The jury also awarded the Mounties an unprecedented second citation for failing to respond to federal access to information requests within the required 30-day time limit.
“The unwillingness of the RCMP to meet basic requirements of transparency,” Jolly is quoted as saying, “is sadly nothing new.”
In 2017, the Mounties won the Code of Silence Award after failing to respond to a single access to information request filed as part of News Media Canada’s Freedom of Information Audit.
A news release issued then noted that the RCMP’s “long tradition of secrecy and non-response” had drawn criticism from Canada’s Information Commissioner as well as the federal minister of public safety.
The judges for this year’s awards represented the CAJ, Ryerson University’s Centre for Free Expression and Canadian Journalists for Free Expression.
Local police secrecy
RCMP secrecy also extends to the Sackville detachment which rarely responds to local media requests for information.
Sgt.
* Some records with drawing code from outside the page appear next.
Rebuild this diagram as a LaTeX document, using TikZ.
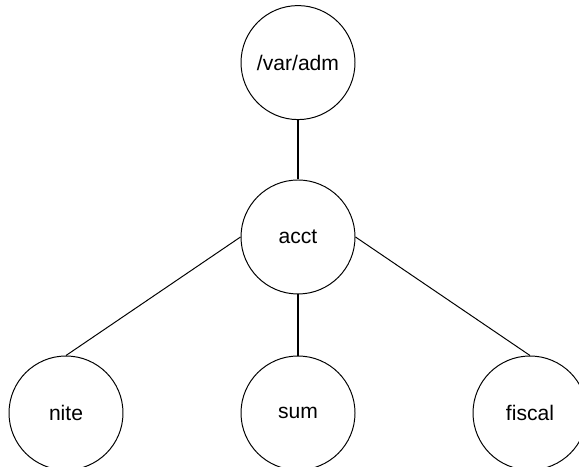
\documentclass[tikz,border=0pt]{standalone}
\usepackage{fontspec}
\setmainfont{Liberation Sans}
\begin{document}
\begin{tikzpicture}[dir/.style={draw, shape=circle, minimum size=2.85cm, inner sep=0pt, line width=0.7pt, font=\fontsize{15}{18}\selectfont}]
                \useasboundingbox (0, 0) rectangle (14.475, 11.675);

                \node (adm) at (7.45, 10.11) [dir] {/var/adm};
                \node (acct) at (7.45, 5.75) [dir] {acct};
                \node (nite) at (1.65, 1.35) [dir] {nite};
                \node (sum) at (7.45, 1.35) [dir] {sum};
                \node (fiscal) at (13.25, 1.35) [dir] {fiscal};

                \draw[line width=0.8pt] (adm) -- (acct);
                \draw[line width=0.7pt] (acct.west) -- (nite.north);
                \draw[line width=0.8pt] (acct) -- (sum);
                \draw[line width=0.7pt] (acct.east) -- (fiscal.north);
            \end{tikzpicture}
\end{document}
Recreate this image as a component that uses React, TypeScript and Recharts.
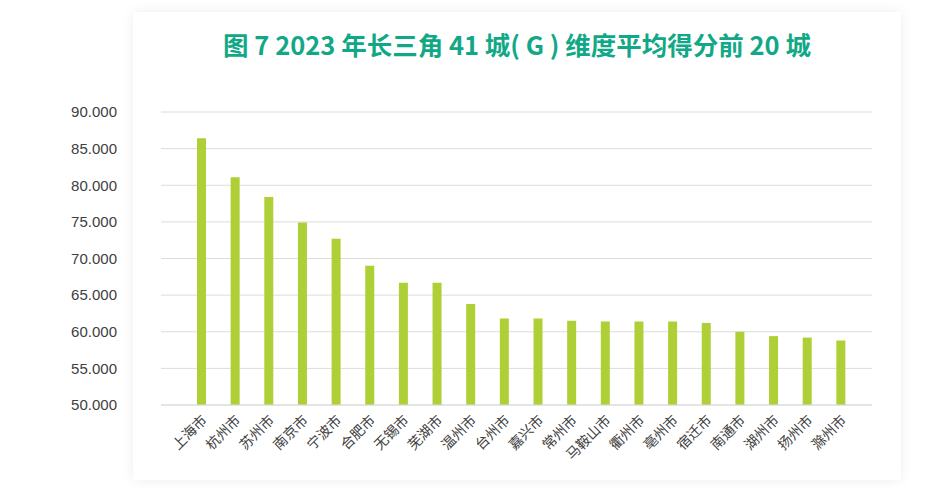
import React from 'react';
import { BarChart, Bar, XAxis, YAxis, CartesianGrid } from 'recharts';

const cities = [
    '上海市', '杭州市', '苏州市', '南京市', '宁波市', '合肥市', '无锡市', '芜湖市', '温州市', '台州市',
    '嘉兴市', '常州市', '马鞍山市', '衢州市', '亳州市', '宿迁市', '南通市', '湖州市', '扬州市', '滁州市',
];
const scores = [
    86.4, 81.1, 78.4, 74.9, 72.7, 69.0, 66.7, 66.7, 63.8, 61.8,
    61.8, 61.5, 61.4, 61.4, 61.4, 61.2, 60.0, 59.4, 59.2, 58.8,
];
const yTicks = [50, 55, 60, 65, 70, 75, 80, 85, 90];
const title = '图 7 2023 年长三角 41 城( G ) 维度平均得分前 20 城';

const data = cities.map((name, i) => ({ name, score: scores[i] }));

const CityTick = (props: any) => {
    const { x, y, payload } = props;
    return (
        <g transform={`translate(${x + 6},${y + 8})`}>
            <text
                textAnchor="end"
                transform="rotate(-45)"
                fontSize={14}
                fill="#404040"
                fontFamily="'Noto Sans CJK SC', sans-serif"
            >
                {payload.value}
            </text>
        </g>
    );
};

const App: React.FC = () => {
    return (
        <div style={{ position: 'absolute', left: 0, top: 0, width: 939, height: 498, background: '#fff', overflow: 'hidden' }}>
            <div
                style={{
                    position: 'absolute', left: 133, top: 12, width: 768, height: 468,
                    background: '#fff', boxShadow: '0 0 12px rgba(0,0,0,0.07)',
                }}
            />
            <div
                style={{
                    position: 'absolute', left: 133, top: 27, width: 768, textAlign: 'center',
                    fontFamily: "'Noto Sans CJK SC', sans-serif", fontWeight: 700, fontSize: 25.5,
                    color: '#12a887', lineHeight: '34px', whiteSpace: 'nowrap',
                }}
            >
                {title}
            </div>
            <div style={{ position: 'absolute', left: 0, top: 0 }}>
                <BarChart
                    width={939}
                    height={498}
                    data={data}
                    margin={{ top: 112, right: 67, bottom: 0, left: 101 }}
                >
                    <CartesianGrid vertical={false} stroke="#dcdcdc" />
                    <XAxis
                        dataKey="name"
                        interval={0}
                        height={93}
                        padding={{ left: 24, right: 14 }}
                        tickLine={false}
                        axisLine={{ stroke: '#dcdcdc' }}
                        tick={<CityTick />}
                    />
                    <YAxis
                        domain={[50, 90]}
                        ticks={yTicks}
                        width={60}
                        tickLine={false}
                        axisLine={false}
                        tickSize={0}
                        tickMargin={44}
                        tickFormatter={(v: number) => v.toFixed(3)}
                        tick={{ fill: '#404040', fontSize: 15, fontFamily: "'Liberation Sans', Arial, sans-serif" }}
                    />
                    <Bar dataKey="score" fill="#aecf35" barSize={9} isAnimationActive={false} />
                </BarChart>
            </div>
        </div>
    );
};

export default App;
Paul Gagné, who heads the detachment, says he does not consider Warktimes to be a legitimate news outlet.
“Anybody can be a blogger,” he told me on one occasion and on another, that he would not be returning my phone calls.
Gagné did not hide his displeasure after my reports on the frequency of closed-door town council meetings led to former CAO Phil Handrahan’s decision to open up monthly RCMP briefings to the public starting in September 2019.
In February 2020, town councillors seemed sympathetic when Gagné complained about having to deliver his monthly reports in public.
“Since we changed the format of our present meeting to being open to the public, I personally don’t find as much value in being here as I did before because I found our exchanges much more, I would say, hearty and substantial,” he told council.
Later, town council discussed his complaint in a private meeting and decided to move the monthly RCMP briefings back behind closed doors.
Last August 17, I filed a formal complaint with the provincial Ombud’s Office stating in part:
My position is that Sackville Town Council can always go into closed session to discuss matters with the RCMP that fall under the provisions of Section 68(1) of New Brunswick’s Local Governance Act, but that it should not be permissible to close the entire monthly RCMP report just in case some legal or confidential matter happens to arise.
I would also argue that the intent of the Local Governance Act is that Sackville Town Council meetings should be open and public except when the mayor and councillors are discussing matters that are covered under Section 68(1).
On December 22, after I asked what was happening with my complaint, the Ombud’s office replied that it was still under investigation.